Movie Review
Transformers poster
By Craig Younkin     Published July 6, 2007
US Release: July 3, 2007

Directed by: Michael Bay
Starring: Shia LaBeouf , Megan Fox , Josh Duhamel , Tyrese

PG-13 intense sequences of sci-fi action violence, brief sexual humor, and language
Running Time: 144 minutes
Domestic Box Office: $319,222,000
Transformers goes into that big pile of summer disappointments that are long on special effects and short on actual excitement.
"Transformers" is based on a series of toys designed by Hasbro, I believe in the 80's. I never really got into the craze, being of the "Teenage Mutant Ninja Turtles" clique, and the movie didn't really excite me at first. Then I saw some clips for it and for the first time thought this might be one of the biggest movies of the summer; and from a production stand-point, it sure looks that way. This is one of the most expensive-looking movies I've ever seen, but unfortunately, that does not translate to entertaining.

The story is about a battle between the Autobots, a team of good robots led by Optimus Prime and the Decepticons, bad ones led by Megatron, and their goal of achieving a cube of domination called the Allspark. The Decepticons want to control all of human race, while the Autobots want to protect it. Many years ago the Allspark fell to earth and was captured by a sect of the military known as Sector Seven. Megatron came shortly after and was frozen and captured by the sect as well.

Moving ahead to present day, Sam Witwicky (Shia LeBeouf) is a horny high school teenager desperately trying to fit in. His prayers are answered when his father (Kevin Dunn) buys him an old Camaro. Suddenly he's hanging out with the hottest chick in school, Mikaela (Megan Fox). Only the car has a secret - it can transform itself into one of the Autobots. It has been sent to protect Sam, whose great-Grandfather found the Allspark many years ago and left a clue to where it is being kept. It becomes the goal of both the Decepticons and the Autobots to use Sam to their advantage. Elsewhere, the Secretary of Defense (Jon Voight) is coming up with strategy, and other characters are introduced such as a computer hacker (Anthony Anderson), two Marines (Josh Duhamel, Tyrese Gibson) and what I believe to be a scientist (Rachael Taylor).
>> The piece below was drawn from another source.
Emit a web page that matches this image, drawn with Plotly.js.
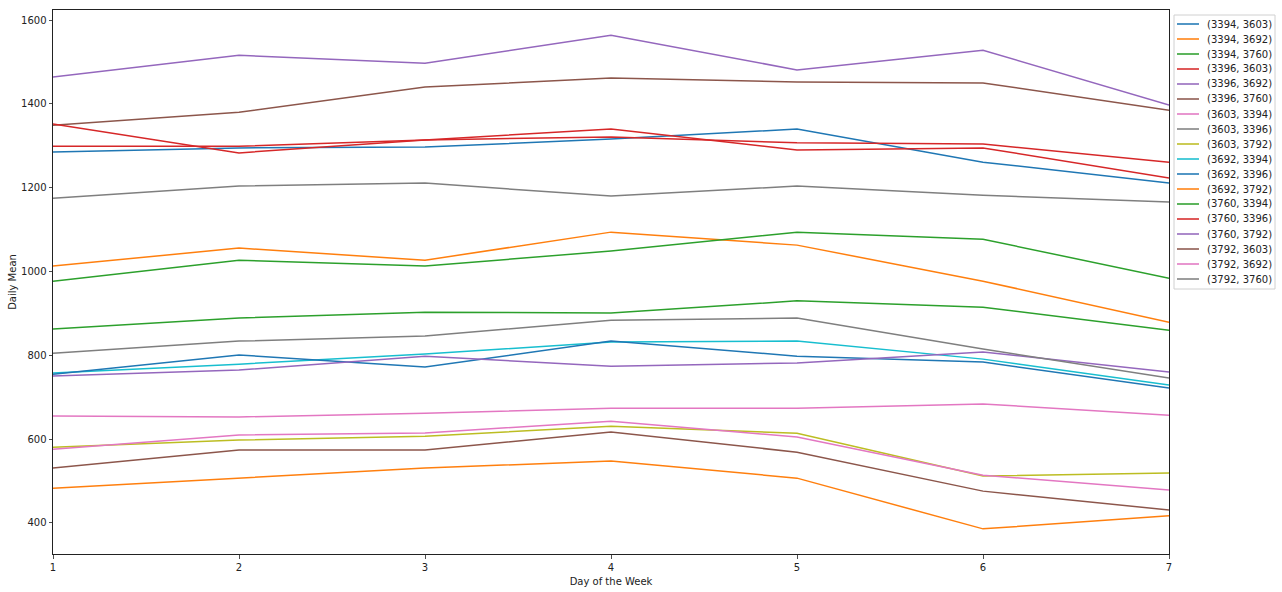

The special effects in this movie are really the best reason to see it. The robots are all humongous and magnificent. From the way they transform to the way they move, you can tell the filmmakers put a lot of time and effort into making them as cool as possible. Only the action is ho-hum and so hyperactive that you can barely make out anything that's going on. Director Michael Bay does his usual rapid fire, sensory overload routine, going from explosions to gunfire to robots wrestling to slow motion shots of character's faces. All of this is just rushed onto the screen without any regard for tension. And even worse is that none of it really has much inspiration to it. When I left I was thinking that last week's "Live Free or Die Hard" is really the last of a dying breed. The helicopter sequence in that movie alone showed more ingenuity than anything put on display here. There is a lot of gunfire and explosions, but you can see that anywhere. The robots never really do anything terribly cool.

And probably the biggest problem with this movie was that the characters never have a personality of their own. Most of them are just there for show. The movie needed some marines, hot chicks, goof-balls, and someone who looked respectable enough to play the Secretary of Defense. Performance really doesn't matter here at all. That Shia LeBeouf actually does manage to give his character more charm than the others is a testament to what a good actor he's quickly becoming.

I would have liked to see more of Megatron too. He is finally thawed in the last half hour only to be portrayed as little more than a sort of robot-King Kong. Had he been allowed to play more of an intelligent leader role, I think he could have been a scarier and much more evil character. The other robots do fare a little better however, their emotion coming through nicely. I also thought this movie didn't have a bad plot. Had the characters been more involved and the action better paced, it would have been a fairly exciting ride. Instead, "Transformers" goes into that big pile of summer disappointments that are long on special effects and short on actual excitement.